First, about a decade ago, the promoters of the proposed Two Elk power plant in southern Campbell County persuaded county and state officials to dedicate a huge portion of the state’s eligibility for tax exempt low interest revenue bonds totalling $445-million to the project, which to meet federal requirements they dubbed a “solid waste recylcling and disposal facility.” (see earlier WyoFile story on this subject)
Next, the project received permits to construct from the Wyoming Department of Environmental Quality.
Next, the owners got extensions of time on various bonds and permits.
Next, they built a highway to nowhere; this is apparently to be taken as evidence that this speculative venture might actually be built. There is actually pavement out there, leading to sagebrush flats.
Meanwhile the project has no nearby market, no ready ability to transmit any power which it might generate and, despite the state’s largesse, is still struggling to find financing.
Environmentalists can relax; this plant is not generating greenhouse gases, although its promoters are.
Many in Campbell County think it’s dead. Unalterable Fact: Public utilities, not promoters, usually build power plants.

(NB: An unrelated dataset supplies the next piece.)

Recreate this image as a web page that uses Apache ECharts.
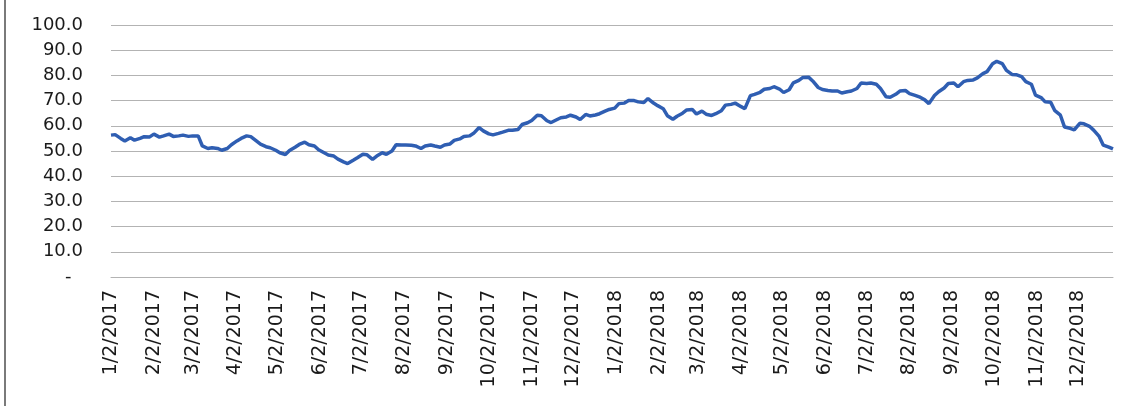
<!DOCTYPE html>
<html>
<head>
<meta charset="utf-8">
<script src="https://cdn.jsdelivr.net/npm/echarts@6/dist/echarts.min.js"></script>
<style>
html,body{margin:0;padding:0;background:#fff;}
#chart{width:1128px;height:406px;}
</style>
</head>
<body>
<div id="chart"></div>
<script>
// Axis span (calendar days, date axis like the original)
const startDate = '2017-01-02';
const endDate = '2018-12-27';

// Y-axis ticks
const yTicks = [0, 10, 20, 30, 40, 50, 60, 70, 80, 90, 100];

// Values, two per week: Monday then Thursday, starting Mon 1/2/2017
const values = [
  56.3, 56.5, 55.0, 54.0, 55.3, 54.3, 55.0, 55.7, 55.6, 56.7,
  55.5, 56.0, 56.7, 55.8, 56.0, 56.3, 55.8, 56.0, 56.0, 52.0,
  51.0, 51.3, 51.0, 50.3, 51.0, 52.5, 54.0, 55.0, 56.0, 55.7,
  54.0, 52.7, 51.7, 51.3, 50.3, 49.3, 48.6, 50.2, 51.5, 52.6,
  53.5, 52.5, 52.0, 50.5, 49.3, 48.4, 48.0, 46.8, 45.7, 45.0,
  46.3, 47.3, 48.7, 48.5, 46.7, 48.0, 49.3, 48.7, 50.0, 52.5,
  52.4, 52.4, 52.3, 52.0, 51.0, 52.0, 52.4, 52.0, 51.5, 52.4,
  52.8, 54.2, 54.8, 55.8, 56.0, 57.0, 59.3, 58.0, 56.8, 56.4,
  57.0, 57.5, 58.2, 58.2, 58.5, 60.5, 61.2, 62.1, 64.2, 64.0,
  62.0, 61.3, 62.4, 63.2, 63.5, 64.2, 63.5, 62.5, 64.5, 63.9,
  64.3, 64.8, 65.8, 66.5, 67.0, 68.8, 69.0, 70.0, 70.0, 69.5,
  69.2, 70.8, 69.0, 68.0, 66.8, 64.0, 62.6, 63.8, 65.0, 66.3,
  66.5, 64.7, 65.8, 64.6, 64.1, 64.8, 66.0, 68.2, 68.5, 69.0,
  67.7, 66.8, 72.0, 72.5, 73.3, 74.5, 74.8, 75.5, 74.6, 73.2,
  74.3, 77.0, 78.0, 79.2, 79.3, 77.8, 75.2, 74.4, 74.0, 73.8,
  73.8, 73.0, 73.5, 73.8, 74.8, 77.0, 76.8, 77.0, 76.5, 74.8,
  71.5, 71.3, 72.5, 73.8, 74.0, 72.8, 72.1, 71.5, 70.3, 68.8,
  72.0, 73.5, 75.0, 76.8, 77.0, 75.5, 77.5, 78.0, 78.2, 79.0,
  80.7, 81.5, 84.6, 85.6, 84.7, 82.0, 80.4, 80.3, 79.5, 77.5,
  76.5, 72.2, 71.2, 69.5, 69.3, 66.0, 64.2, 59.5, 59.0, 58.4,
  61.0, 60.8, 59.8, 58.3, 55.8, 52.3, 51.5, 50.8
];

// Build calendar-day categories in M/D/YYYY form
const categories = [];
(function(){
  const d = new Date(startDate + 'T00:00:00Z');
  const e = new Date(endDate + 'T00:00:00Z');
  while (d <= e) {
    categories.push((d.getUTCMonth()+1) + '/' + d.getUTCDate() + '/' + d.getUTCFullYear());
    d.setUTCDate(d.getUTCDate() + 1);
  }
})();

// Each value sits on a Monday (offset 0) or Thursday (offset 3) of week i>>1
const seriesData = values.map((v, i) => [categories[7 * Math.floor(i / 2) + 3 * (i % 2)], v]);

const chart = echarts.init(document.getElementById('chart'), null, {renderer: 'canvas'});
chart.setOption({
  animation: false,
  backgroundColor: '#ffffff',
  grid: {left: 111, right: 15, top: 25, bottom: 129, containLabel: false},
  xAxis: {
    type: 'category',
    data: categories,
    boundaryGap: false,
    axisLine: {show: true, lineStyle: {color: '#b3b3b3', width: 1}},
    axisTick: {show: false},
    splitLine: {show: false},
    axisLabel: {
      interval: function (idx, val) { return val.split('/')[1] === '2'; },
      rotate: 90,
      margin: 13,
      fontFamily: 'DejaVu Sans',
      fontSize: 19,
      color: '#1a1a1a'
    }
  },
  yAxis: {
    type: 'value',
    min: yTicks[0],
    max: yTicks[yTicks.length - 1],
    interval: 10,
    axisLine: {show: false},
    axisTick: {show: false},
    splitLine: {show: true, lineStyle: {color: '#b3b3b3', width: 1}},
    axisLabel: {
      margin: 28,
      fontFamily: 'DejaVu Sans',
      fontSize: 18,
      color: '#1a1a1a',
      formatter: function (v) { return v === 0 ? '-  ' : v.toFixed(1); }
    }
  },
  series: [{
    type: 'line',
    data: seriesData,
    showSymbol: false,
    symbol: 'none',
    connectNulls: true,
    lineStyle: {color: '#2f5eb2', width: 3.5},
    itemStyle: {color: '#2f5eb2'}
  }],
  graphic: [{
    type: 'line',
    shape: {x1: 5, y1: 0, x2: 5, y2: 406},
    style: {stroke: '#7a7a7a', lineWidth: 2}
  }]
});
</script>
</body>
</html>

The University of Wyoming, with documented expertise and talented faculty, has received a federal stimulus grant of five million dollars to study feasibility of carbon sequestration in geologic formations. Whoopee!! Great news!!
But, I gasped as I read it, Two Elk ALSO received a five million dollar federal grant to study, it appears, the SAME THING!! At the barren site where the power plant is NOT being built; in the absence of a power plant, it has been re-christened the Two Elk Energy Park. Nothing like the smell of stimulus dollars in the morning.
One Brad Enzi, formerly of Gillette, serves as vice president of Colorado-based North American Power Group, the Two Elk promoter/owner. Hmm, does his last name rhyme with another famous name?
Contacted in Cheyenne, Enzi-the-son denied that the Two Elk Power Plant is a failed project. Enzi said his employer, North American Power Group, is still working on “bulk financing” to make the power plant happen. He said that North American Power Group has even applied to the Wyoming Department of Environmental Quality for a permit to burn bio mass from beetle kill trees in the plant should it ever be built.
Enzi said the sequestration study, which he said covers a larger area of the Powder River Basin than just the Two Elk site, is not a federal liferaft thrown to the much-delayed power plant.
“The Two Elk Energy Park sequestration project ,” said Enzi, “is separate from the Two elk power plant. By working with researchers from Stanford University and the Montana university system, we hope to gain a better understanding of the underground storage potential of the entire region through this sequestration project. Although work continues to make the make the Two Elk plant happen, it is entirely seperate from the sequestration project.”
Meanwhile, taxpayers, the Two Elk Energy Park, a figment of some promoters’ imagination, about as much an energy experiment station as my back yard, is getting just under $5 million in stimulus money to massage words into attractive investment schemes.